start ENTRIES SUPPLIED
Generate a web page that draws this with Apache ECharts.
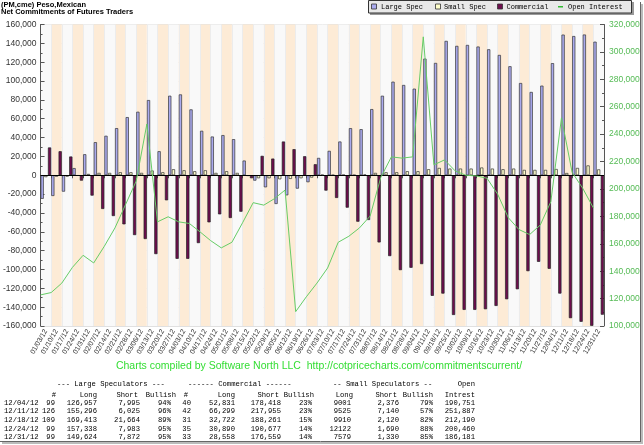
end ENTRIES SUPPLIED
start ENTRIES SUPPLIED
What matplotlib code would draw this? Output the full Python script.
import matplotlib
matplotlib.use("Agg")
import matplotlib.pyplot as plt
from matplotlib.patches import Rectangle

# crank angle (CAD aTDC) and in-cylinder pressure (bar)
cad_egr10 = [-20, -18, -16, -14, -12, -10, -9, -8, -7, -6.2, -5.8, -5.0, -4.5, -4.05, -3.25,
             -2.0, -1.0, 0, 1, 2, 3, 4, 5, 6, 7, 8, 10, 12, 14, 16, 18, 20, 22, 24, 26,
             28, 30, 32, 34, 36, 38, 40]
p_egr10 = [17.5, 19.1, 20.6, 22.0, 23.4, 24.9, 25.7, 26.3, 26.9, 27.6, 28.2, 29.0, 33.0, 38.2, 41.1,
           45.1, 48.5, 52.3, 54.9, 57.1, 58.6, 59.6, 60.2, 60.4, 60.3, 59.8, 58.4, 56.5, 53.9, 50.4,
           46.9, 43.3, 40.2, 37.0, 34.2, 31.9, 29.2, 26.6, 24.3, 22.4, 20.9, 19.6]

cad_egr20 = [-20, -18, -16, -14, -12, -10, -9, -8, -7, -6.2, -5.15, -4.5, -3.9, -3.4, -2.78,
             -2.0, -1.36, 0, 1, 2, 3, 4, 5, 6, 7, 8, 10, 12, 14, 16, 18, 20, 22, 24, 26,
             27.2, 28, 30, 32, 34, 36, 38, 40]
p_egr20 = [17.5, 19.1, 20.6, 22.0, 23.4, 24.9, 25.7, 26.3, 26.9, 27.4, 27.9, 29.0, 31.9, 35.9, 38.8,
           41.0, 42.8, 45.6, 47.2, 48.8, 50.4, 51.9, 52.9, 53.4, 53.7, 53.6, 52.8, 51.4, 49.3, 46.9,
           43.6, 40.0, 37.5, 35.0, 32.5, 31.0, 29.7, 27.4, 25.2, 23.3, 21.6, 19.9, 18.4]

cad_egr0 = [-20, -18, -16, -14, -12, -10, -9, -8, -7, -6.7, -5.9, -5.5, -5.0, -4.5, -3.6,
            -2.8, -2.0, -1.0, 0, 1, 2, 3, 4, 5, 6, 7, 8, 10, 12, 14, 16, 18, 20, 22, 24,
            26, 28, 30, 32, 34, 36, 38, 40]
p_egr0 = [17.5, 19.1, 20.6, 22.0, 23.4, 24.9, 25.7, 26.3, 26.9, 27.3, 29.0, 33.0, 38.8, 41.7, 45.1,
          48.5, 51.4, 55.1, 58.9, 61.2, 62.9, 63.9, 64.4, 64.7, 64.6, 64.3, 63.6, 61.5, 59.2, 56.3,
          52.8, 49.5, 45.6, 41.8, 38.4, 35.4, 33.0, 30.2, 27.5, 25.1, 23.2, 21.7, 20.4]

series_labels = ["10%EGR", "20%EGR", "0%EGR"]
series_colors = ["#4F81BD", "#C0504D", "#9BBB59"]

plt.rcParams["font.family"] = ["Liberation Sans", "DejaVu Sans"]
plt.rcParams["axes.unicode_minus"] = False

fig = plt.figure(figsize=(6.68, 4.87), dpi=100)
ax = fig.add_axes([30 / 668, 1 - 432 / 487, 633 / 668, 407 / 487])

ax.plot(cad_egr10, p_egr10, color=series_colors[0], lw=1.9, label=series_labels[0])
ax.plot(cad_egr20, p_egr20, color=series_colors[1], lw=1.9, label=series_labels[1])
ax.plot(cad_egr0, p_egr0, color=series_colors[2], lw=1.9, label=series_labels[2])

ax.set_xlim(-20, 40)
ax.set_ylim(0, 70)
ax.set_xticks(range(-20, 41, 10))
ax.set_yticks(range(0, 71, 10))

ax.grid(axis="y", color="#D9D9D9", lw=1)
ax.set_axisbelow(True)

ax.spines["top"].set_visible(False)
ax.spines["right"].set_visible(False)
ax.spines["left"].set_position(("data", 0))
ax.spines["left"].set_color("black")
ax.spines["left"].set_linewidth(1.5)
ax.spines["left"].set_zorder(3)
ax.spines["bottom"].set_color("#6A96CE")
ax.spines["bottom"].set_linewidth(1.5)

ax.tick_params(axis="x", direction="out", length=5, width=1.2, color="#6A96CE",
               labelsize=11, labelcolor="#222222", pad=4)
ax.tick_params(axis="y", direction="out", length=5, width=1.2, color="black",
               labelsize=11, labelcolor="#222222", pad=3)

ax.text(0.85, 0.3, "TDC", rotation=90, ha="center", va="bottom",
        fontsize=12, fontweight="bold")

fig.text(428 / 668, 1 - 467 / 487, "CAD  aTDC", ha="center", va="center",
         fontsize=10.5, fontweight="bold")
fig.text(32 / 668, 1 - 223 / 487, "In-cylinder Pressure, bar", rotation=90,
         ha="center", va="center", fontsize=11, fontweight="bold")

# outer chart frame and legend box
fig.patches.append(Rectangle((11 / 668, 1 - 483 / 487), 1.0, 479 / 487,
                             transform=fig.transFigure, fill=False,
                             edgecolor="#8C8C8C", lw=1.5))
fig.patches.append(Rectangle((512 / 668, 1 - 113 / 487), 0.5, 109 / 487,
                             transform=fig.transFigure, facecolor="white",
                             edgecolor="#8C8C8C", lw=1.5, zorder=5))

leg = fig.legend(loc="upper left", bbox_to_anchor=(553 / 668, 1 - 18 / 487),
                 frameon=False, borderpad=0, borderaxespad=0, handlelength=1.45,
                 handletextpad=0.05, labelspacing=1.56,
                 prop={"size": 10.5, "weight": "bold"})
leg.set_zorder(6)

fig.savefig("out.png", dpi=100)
end ENTRIES SUPPLIED
* TASK DETAILS *
From the entries above, copy each line holding "this".

* IN RESPONSE *
Generate a web page that draws this with Apache ECharts.
What matplotlib code would draw this? Output the full Python script.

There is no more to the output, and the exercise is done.